New CFTC swap clearing rules will force non-financial entities to stop uncleared trading of certain interest-rate swaps (IRS) and index credit default swaps (index CDS) starting on September 9, 2013, unless such entities qualify for and claim the “commercial end-user exception” included in those rules. According to a memo I just received from Skadden’s Brian Breheny, corporations will need to take certain steps before the September deadline if they want to avail themselves of the commercial end user exception. Here is more from the Skadden memo:
The CFTC adopted the swaps clearing rules to implement the Dodd-Frank Act provision that requires that any swap of a group, type or category of swaps that the CFTC requires to be cleared to be submitted for clearing to a clearinghouse, also referred to as a derivatives clearing organization or “DCO.” So far, the CFTC has required that only specific types of IRS and index CDS be cleared under a phased-implementation schedule that runs over the course of 2013, with non-financial entities required to begin clearing on September 9, 2013. The CFTC’s swaps clearing rules also implement a significant statutory exception to the mandatory clearing requirement — the commercial end-user exception.

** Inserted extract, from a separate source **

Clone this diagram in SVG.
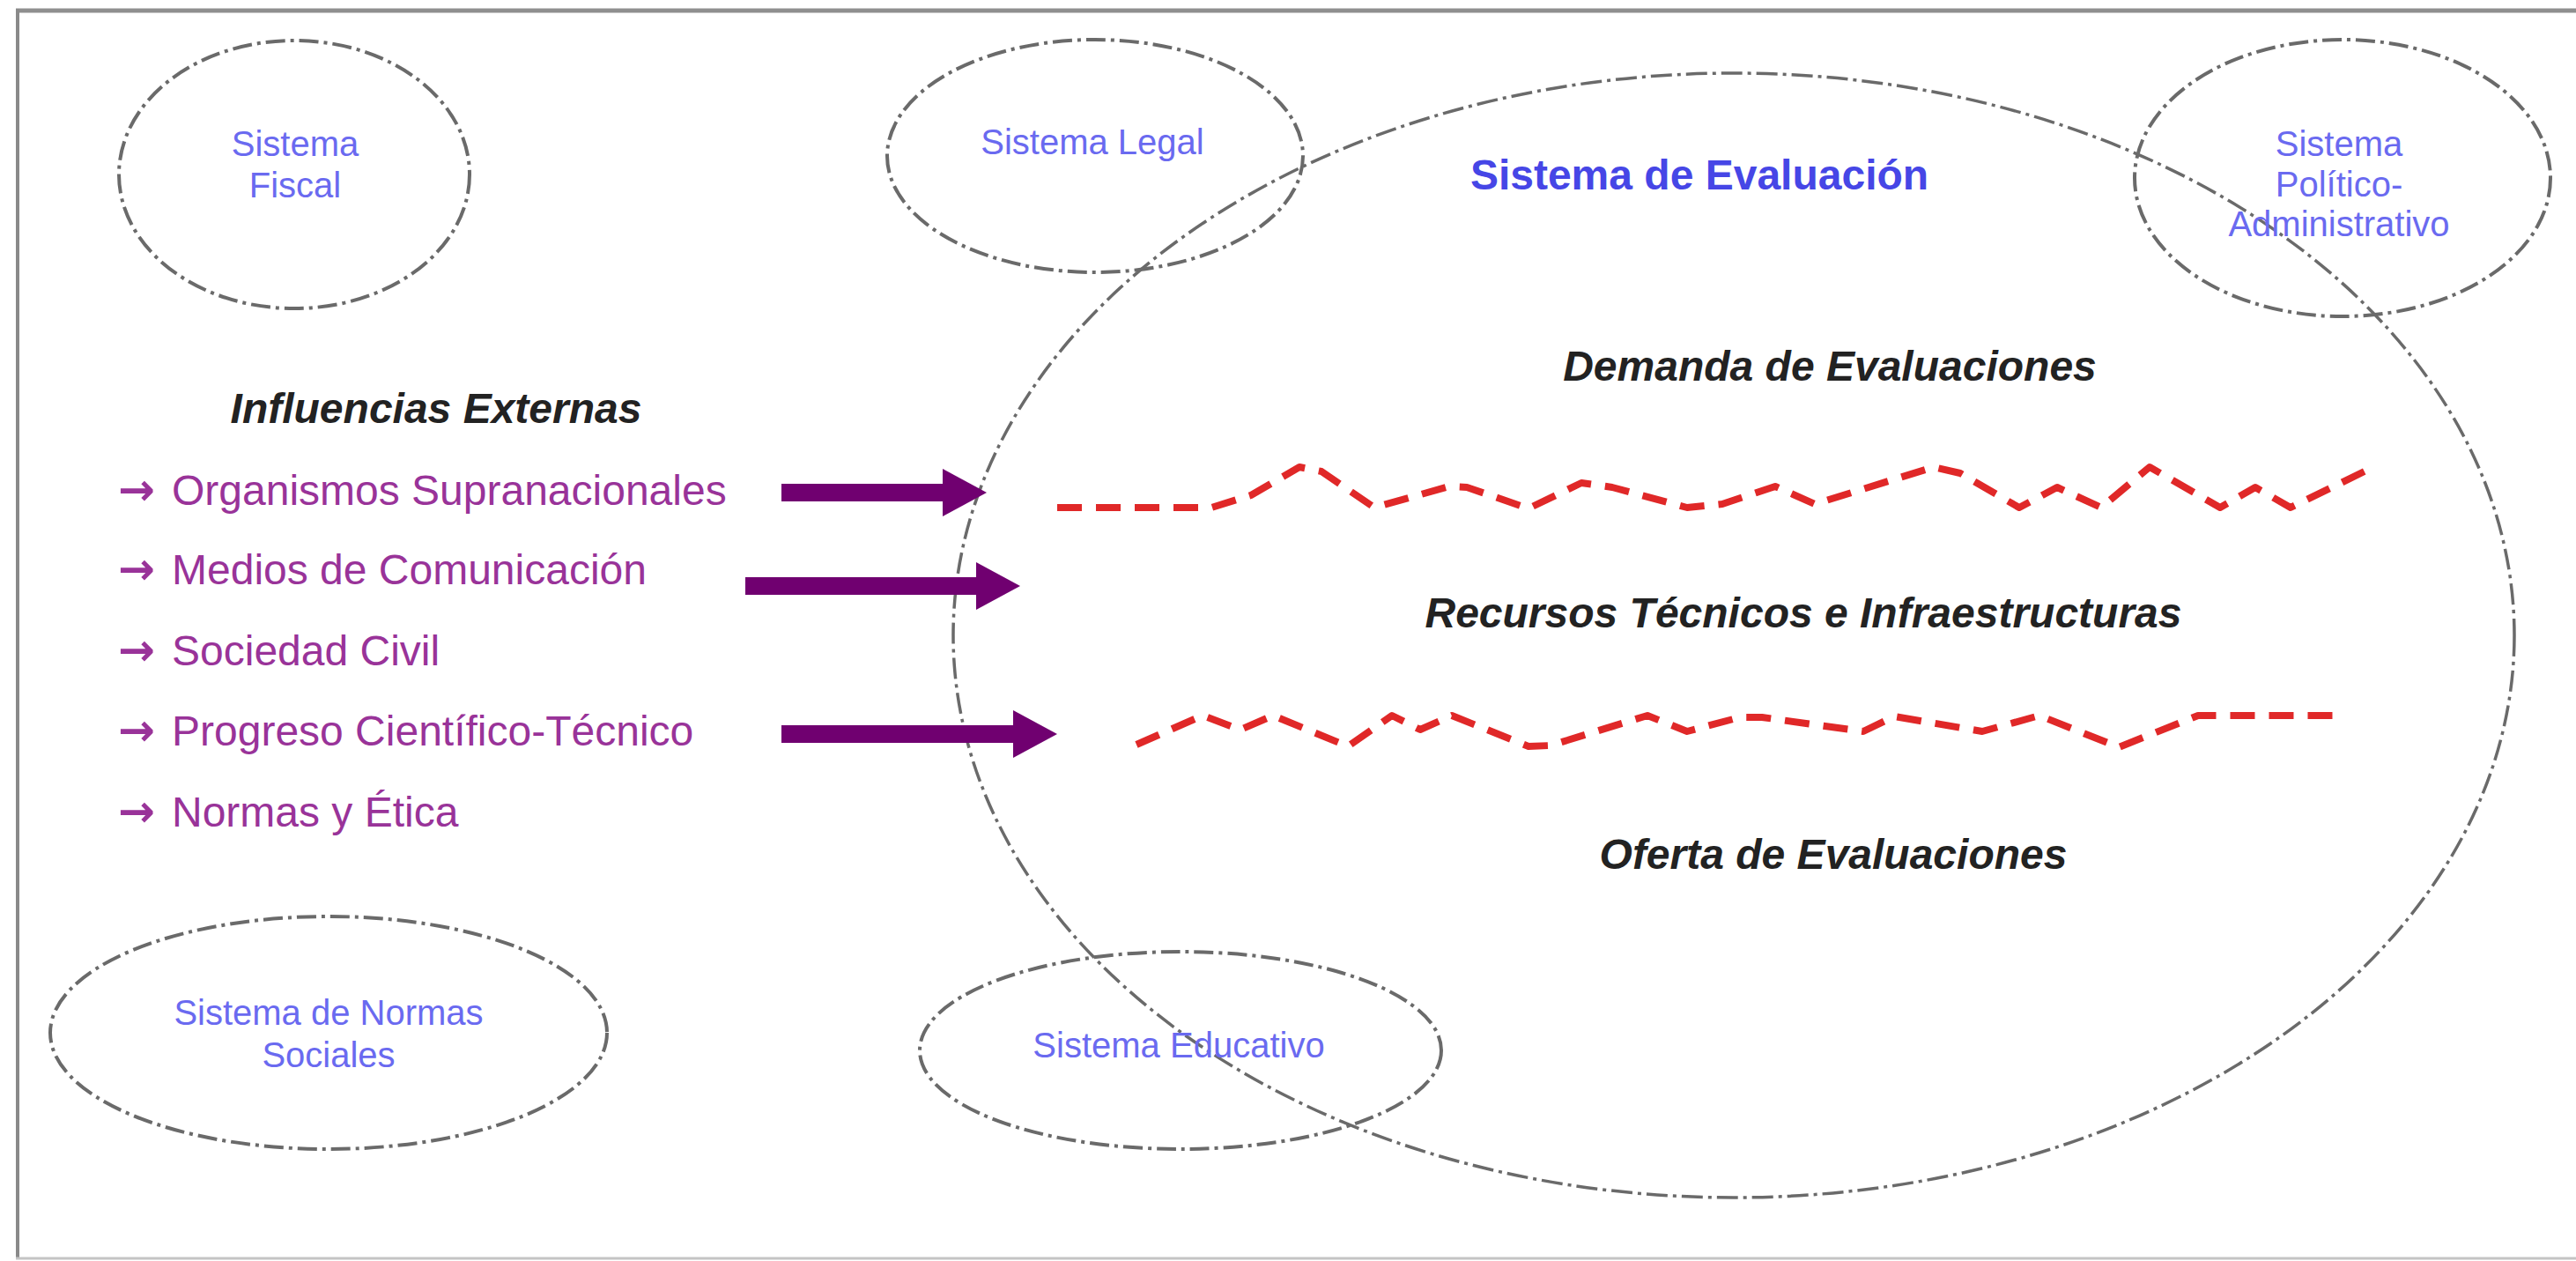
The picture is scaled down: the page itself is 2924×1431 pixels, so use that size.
<svg xmlns="http://www.w3.org/2000/svg" width="2924" height="1431" viewBox="0 0 2924 1431">
<defs>
<style>
.sys{fill:none;stroke:#6a6a6a;stroke-width:4;stroke-dasharray:22 6 4 6}
.big{fill:none;stroke:#6a6a6a;stroke-width:3.5;stroke-dasharray:24 6 4 6}
.lbl{font-family:"Liberation Sans",Arial,sans-serif;font-size:40px;fill:#6a6af0;text-anchor:middle}
.title{font-family:"Liberation Sans",Arial,sans-serif;font-size:48px;font-weight:bold;fill:#4646e6;text-anchor:middle}
.hdr{font-family:"Liberation Sans",Arial,sans-serif;font-size:48px;font-weight:bold;font-style:italic;fill:#222;text-anchor:middle}
.item{font-family:"Liberation Sans",Arial,sans-serif;font-size:48px;fill:#993399}
.bul{font-family:"DejaVu Sans",sans-serif;font-size:50px;font-weight:bold}
.wave{fill:none;stroke:#e02828;stroke-width:8;stroke-dasharray:28 16;stroke-linejoin:round}
.arr{stroke:#700070;stroke-width:20;fill:none}
</style>
<marker id="head" markerUnits="userSpaceOnUse" markerWidth="52" markerHeight="60" refX="0" refY="30" orient="auto" viewBox="0 0 52 60">
<path d="M0,3 L50,30 L0,57 Z" fill="#700070"/>
</marker>
</defs>
<rect x="0" y="0" width="2924" height="1431" fill="#ffffff"/>
<g id="frame">
<line x1="18" y1="12" x2="2924" y2="12" stroke="#8f8f8f" stroke-width="5"/>
<line x1="20" y1="10" x2="20" y2="1429" stroke="#8a8a8a" stroke-width="4"/>
<line x1="18" y1="1428" x2="2924" y2="1428" stroke="#c4c4c4" stroke-width="3"/>
</g>
<g id="sistema-evaluacion">
<ellipse class="big" cx="1968" cy="721" rx="886" ry="638"/>
<text class="title" x="1929" y="215">Sistema de Evaluación</text>
<text class="hdr" x="2077" y="432">Demanda de Evaluaciones</text>
<text class="hdr" x="2047" y="712">Recursos Técnicos e Infraestructuras</text>
<text class="hdr" x="2081" y="986">Oferta de Evaluaciones</text>
</g>
<g id="separadores">
<path class="wave" d="M1200,576 L1375,576 L1420,562 L1475,530 L1500,535 L1560,576 L1645,552 L1665,553 L1735,577 L1795,548 L1830,553 L1915,576 L1955,572 L2015,552 L2060,572 L2195,530 L2225,537 L2292,576 L2335,553 L2385,576 L2440,530 L2520,576 L2560,553 L2600,576 L2698,528"/>
<path class="wave" d="M1290,845 L1365,812 L1408,828 L1445,812 L1530,847 L1580,812 L1612,828 L1648,812 L1735,847 L1760,846 L1870,812 L1915,830 L1975,814 L2000,814 L2115,830 L2150,813 L2250,830 L2315,812 L2405,848 L2495,812 L2660,812"/>
</g>
<g id="sistema-fiscal">
<ellipse class="sys" cx="334" cy="198" rx="199" ry="152"/>
<text class="lbl" x="335" y="177">Sistema</text>
<text class="lbl" x="335" y="224">Fiscal</text>
</g>
<g id="sistema-legal">
<ellipse class="sys" cx="1243" cy="177" rx="236" ry="132"/>
<text class="lbl" x="1240" y="175">Sistema Legal</text>
</g>
<g id="sistema-politico">
<ellipse class="sys" cx="2659" cy="202" rx="236" ry="157"/>
<text class="lbl" x="2655" y="177">Sistema</text>
<text class="lbl" x="2655" y="223">Político-</text>
<text class="lbl" x="2655" y="268">Administrativo</text>
</g>
<g id="sistema-normas">
<ellipse class="sys" cx="373" cy="1172" rx="316" ry="132"/>
<text class="lbl" x="373" y="1163">Sistema de Normas</text>
<text class="lbl" x="373" y="1211">Sociales</text>
</g>
<g id="sistema-educativo">
<ellipse class="sys" cx="1340" cy="1192" rx="296" ry="112"/>
<text class="lbl" x="1338" y="1200">Sistema Educativo</text>
</g>
<g id="influencias">
<text class="hdr" x="495" y="480">Influencias Externas</text>
<text class="item" y="573"><tspan class="bul" x="134">→</tspan><tspan x="195">Organismos Supranacionales</tspan></text>
<text class="item" y="663"><tspan class="bul" x="134">→</tspan><tspan x="195">Medios de Comunicación</tspan></text>
<text class="item" y="755"><tspan class="bul" x="134">→</tspan><tspan x="195">Sociedad Civil</tspan></text>
<text class="item" y="846"><tspan class="bul" x="134">→</tspan><tspan x="195">Progreso Científico-Técnico</tspan></text>
<text class="item" y="938"><tspan class="bul" x="134">→</tspan><tspan x="195">Normas y Ética</tspan></text>
</g>
<g id="conectores">
<line class="arr" x1="887" y1="559" x2="1070" y2="559" marker-end="url(#head)"/>
<line class="arr" x1="846" y1="665" x2="1108" y2="665" marker-end="url(#head)"/>
<line class="arr" x1="887" y1="833" x2="1150" y2="833" marker-end="url(#head)"/>
</g>
</svg>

Commercial end-user exception. A company will be eligible to claim the commercial end-user exception if it satisfies the following criteria:
- It is not a “financial entity”;
- It enters into the swap to “hedge or mitigate its commercial risk”;
- It provides (or its counterparty provides) certain information to a swap data repository (SDR), or if no SDR is available, to the CFTC; and
- If it is a reporting company, an “appropriate committee” of the company’s board or governing body reviews and approves the decision to claim the end-user exception for swaps that are subject to the clearing mandate and exchange trading mandate.
Board or committee approval. Although the commercial end-user exception specifically states that an “appropriate committee” of the company’s board must review and approve the decision to claim the exemption, CFTC staff has indicated that review and approval by either an appropriate committee or the full board will satisfy the requirements of the exception. The CFTC will consider a committee to be “appropriate” if it is specifically authorized to review and approve the company’s decision to enter into swaps.

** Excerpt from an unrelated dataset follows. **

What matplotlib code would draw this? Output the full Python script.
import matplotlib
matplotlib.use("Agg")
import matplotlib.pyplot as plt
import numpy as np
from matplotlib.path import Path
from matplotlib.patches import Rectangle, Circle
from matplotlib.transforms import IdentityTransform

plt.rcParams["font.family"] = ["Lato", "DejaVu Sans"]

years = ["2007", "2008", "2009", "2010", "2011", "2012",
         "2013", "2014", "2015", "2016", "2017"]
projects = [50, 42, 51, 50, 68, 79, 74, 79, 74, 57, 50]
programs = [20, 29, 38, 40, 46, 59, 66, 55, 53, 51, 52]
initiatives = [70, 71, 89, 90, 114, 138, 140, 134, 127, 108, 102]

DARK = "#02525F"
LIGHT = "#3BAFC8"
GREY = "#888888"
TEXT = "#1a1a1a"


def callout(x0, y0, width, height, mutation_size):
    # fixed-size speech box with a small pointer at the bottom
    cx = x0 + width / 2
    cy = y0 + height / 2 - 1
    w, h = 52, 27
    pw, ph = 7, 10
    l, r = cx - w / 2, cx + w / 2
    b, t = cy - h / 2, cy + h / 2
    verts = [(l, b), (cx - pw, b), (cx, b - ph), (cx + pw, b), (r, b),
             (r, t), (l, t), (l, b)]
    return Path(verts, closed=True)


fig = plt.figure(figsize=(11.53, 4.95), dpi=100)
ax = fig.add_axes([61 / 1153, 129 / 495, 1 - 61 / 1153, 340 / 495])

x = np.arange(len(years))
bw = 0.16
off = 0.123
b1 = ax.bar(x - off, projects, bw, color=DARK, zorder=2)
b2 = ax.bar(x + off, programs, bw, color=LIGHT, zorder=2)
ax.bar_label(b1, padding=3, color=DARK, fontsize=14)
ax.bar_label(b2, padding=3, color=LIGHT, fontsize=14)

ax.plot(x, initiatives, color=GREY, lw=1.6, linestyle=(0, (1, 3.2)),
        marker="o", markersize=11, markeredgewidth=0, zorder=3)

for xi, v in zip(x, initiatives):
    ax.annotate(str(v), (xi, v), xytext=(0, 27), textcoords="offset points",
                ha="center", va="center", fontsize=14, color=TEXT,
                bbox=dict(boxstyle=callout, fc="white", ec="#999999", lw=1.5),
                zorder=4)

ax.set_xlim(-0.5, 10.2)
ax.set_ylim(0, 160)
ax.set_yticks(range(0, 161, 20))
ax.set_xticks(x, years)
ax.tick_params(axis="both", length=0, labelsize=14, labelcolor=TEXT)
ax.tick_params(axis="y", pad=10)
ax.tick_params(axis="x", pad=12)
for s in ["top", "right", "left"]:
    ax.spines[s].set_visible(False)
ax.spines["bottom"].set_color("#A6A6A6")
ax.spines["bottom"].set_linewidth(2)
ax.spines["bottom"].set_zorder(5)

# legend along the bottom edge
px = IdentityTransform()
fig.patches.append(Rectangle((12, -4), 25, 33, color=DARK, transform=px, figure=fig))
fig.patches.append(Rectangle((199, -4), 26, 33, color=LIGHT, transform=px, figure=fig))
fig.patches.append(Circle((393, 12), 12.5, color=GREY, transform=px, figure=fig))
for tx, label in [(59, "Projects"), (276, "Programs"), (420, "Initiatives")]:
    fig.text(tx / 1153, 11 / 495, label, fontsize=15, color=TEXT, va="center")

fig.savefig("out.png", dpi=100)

Approval by the board or committee to enter into swaps subject to the commercial end-user exception can be done either on a swap-by-swap basis or on a general basis. If the approval is general, it must be reviewed no less than annually. Although not required by the rules, the CFTC also expects a board or committee that approves the use of the exception to set appropriate policies governing the use of swaps subject to the exception and to review those policies at least annually and, as appropriate, more often upon the occurrence of a triggering event (such as the implementation of a new hedging strategy that was not previously contemplated by the board or committee). Subsidiaries and other controlled persons of reporting companies also must obtain board or committee approval in order to rely on the exception.

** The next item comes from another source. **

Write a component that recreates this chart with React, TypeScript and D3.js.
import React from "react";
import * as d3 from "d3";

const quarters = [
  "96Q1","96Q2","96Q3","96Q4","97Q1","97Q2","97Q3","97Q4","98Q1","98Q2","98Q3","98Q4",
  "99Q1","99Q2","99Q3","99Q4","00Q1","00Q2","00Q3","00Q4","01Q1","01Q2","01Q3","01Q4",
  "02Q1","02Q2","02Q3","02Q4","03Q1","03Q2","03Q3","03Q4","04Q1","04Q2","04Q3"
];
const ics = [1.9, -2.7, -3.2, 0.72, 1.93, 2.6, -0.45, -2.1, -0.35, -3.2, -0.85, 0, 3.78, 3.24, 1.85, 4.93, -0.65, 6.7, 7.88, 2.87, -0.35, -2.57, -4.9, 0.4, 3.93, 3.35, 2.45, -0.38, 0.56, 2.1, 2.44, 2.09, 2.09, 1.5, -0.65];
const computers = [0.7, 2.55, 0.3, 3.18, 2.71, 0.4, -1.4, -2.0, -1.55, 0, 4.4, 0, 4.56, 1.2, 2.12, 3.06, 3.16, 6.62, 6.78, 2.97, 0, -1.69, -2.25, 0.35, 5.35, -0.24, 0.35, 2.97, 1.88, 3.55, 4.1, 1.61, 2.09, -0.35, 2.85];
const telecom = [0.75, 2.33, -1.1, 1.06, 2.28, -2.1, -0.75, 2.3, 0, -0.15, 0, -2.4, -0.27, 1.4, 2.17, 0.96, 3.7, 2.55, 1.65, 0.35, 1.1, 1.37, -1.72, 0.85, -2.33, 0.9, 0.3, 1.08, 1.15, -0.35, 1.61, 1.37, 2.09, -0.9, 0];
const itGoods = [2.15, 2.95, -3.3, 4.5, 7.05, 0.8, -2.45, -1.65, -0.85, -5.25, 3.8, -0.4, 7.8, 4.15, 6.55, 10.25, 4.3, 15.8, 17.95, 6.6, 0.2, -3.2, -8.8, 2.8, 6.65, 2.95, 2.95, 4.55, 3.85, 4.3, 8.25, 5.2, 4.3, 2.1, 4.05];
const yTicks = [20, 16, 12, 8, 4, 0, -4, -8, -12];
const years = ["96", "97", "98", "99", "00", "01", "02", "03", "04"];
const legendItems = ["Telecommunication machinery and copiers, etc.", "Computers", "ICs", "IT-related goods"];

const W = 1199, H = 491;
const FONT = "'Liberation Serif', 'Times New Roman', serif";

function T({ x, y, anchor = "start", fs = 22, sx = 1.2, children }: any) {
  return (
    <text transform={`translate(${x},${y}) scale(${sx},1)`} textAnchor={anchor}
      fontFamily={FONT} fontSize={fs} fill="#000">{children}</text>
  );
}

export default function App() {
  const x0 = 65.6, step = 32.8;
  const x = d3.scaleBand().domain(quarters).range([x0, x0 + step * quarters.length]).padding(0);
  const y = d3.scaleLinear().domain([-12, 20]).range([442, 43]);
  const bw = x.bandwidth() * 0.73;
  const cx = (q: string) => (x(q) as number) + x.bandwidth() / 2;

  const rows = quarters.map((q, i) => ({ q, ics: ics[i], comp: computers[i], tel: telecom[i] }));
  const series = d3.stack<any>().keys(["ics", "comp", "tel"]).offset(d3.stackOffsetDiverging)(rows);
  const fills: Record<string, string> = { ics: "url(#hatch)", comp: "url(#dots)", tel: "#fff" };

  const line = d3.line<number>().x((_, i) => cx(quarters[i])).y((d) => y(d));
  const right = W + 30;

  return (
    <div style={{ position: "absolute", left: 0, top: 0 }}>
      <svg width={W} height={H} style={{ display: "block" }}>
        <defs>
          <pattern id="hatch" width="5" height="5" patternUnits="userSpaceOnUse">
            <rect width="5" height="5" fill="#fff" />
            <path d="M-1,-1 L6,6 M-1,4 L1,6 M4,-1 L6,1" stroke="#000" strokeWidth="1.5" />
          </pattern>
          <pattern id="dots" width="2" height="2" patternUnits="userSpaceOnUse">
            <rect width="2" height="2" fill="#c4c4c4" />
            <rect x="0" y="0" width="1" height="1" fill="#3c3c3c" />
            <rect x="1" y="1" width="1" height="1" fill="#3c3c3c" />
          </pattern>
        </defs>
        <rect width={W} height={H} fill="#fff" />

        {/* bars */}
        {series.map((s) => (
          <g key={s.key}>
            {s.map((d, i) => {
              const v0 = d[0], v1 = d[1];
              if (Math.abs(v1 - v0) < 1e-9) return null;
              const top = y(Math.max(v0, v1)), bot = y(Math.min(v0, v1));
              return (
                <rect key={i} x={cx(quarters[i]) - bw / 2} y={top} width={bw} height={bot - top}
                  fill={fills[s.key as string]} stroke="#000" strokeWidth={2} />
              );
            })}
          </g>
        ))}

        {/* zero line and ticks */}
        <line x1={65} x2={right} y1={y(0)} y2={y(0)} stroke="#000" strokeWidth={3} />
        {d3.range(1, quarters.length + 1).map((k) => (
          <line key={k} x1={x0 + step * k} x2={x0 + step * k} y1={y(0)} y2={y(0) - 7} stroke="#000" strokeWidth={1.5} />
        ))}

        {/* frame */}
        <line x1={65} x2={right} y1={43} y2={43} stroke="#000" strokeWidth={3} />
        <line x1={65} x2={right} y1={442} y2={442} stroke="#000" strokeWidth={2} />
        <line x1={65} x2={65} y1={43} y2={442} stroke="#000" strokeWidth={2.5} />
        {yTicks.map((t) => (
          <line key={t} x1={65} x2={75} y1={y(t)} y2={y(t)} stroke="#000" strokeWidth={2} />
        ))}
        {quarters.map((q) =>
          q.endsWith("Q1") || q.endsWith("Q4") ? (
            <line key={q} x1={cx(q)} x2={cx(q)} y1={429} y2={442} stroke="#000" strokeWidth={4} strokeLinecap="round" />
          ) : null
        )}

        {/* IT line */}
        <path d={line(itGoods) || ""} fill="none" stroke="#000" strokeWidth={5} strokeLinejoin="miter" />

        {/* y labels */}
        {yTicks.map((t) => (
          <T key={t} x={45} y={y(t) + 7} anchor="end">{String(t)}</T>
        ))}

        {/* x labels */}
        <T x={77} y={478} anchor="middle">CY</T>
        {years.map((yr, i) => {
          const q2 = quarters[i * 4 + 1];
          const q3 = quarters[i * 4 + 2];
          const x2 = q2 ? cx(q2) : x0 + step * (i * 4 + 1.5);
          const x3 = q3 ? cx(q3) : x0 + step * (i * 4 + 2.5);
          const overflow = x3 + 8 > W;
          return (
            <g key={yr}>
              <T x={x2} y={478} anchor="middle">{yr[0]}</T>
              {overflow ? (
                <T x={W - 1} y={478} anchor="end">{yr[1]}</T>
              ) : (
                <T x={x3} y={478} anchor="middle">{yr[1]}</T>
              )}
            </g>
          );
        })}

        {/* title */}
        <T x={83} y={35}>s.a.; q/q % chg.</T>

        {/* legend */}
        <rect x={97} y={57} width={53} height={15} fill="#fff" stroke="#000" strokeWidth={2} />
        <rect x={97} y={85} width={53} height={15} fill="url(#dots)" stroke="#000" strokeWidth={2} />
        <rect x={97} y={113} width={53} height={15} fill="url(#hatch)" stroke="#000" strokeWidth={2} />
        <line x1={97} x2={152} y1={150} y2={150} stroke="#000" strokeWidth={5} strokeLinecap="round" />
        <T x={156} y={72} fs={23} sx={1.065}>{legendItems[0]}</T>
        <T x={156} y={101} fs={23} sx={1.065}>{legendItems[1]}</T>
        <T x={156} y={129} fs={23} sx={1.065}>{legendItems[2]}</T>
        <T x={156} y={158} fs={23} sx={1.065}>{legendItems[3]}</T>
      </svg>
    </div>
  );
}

Next steps. Reporting companies that intend to rely on the commercial end-user exception should begin to develop and implement approval policies and procedures so that they are in place prior to September 9, 2013. Among other things, companies should:
- Determine whether the board or a committee of the board will review and approve the decision to claim the exception;
- If a board committee will perform the requisite functions,
- review the charters of existing committees to determine if any committee is currently authorized to review and approve swaps; and
- if necessary, establish a new committee or delegate authority to an existing committee to review and approve the company’s decision to enter into swaps (by a board resolution and/or an amendment to such committee’s charter);
- Have the board or committee review and discuss with management the company’s current and proposed hedging strategies and use of swaps and review and set policies governing the use of the end-user exception;
- Have the board or committee approve a resolution that the company may enter into swaps that are excepted from the clearing and execution requirements; and
- Have the board or committee add to its annual schedule a review of the company’s policies and renewing its approval to use the end-user exception.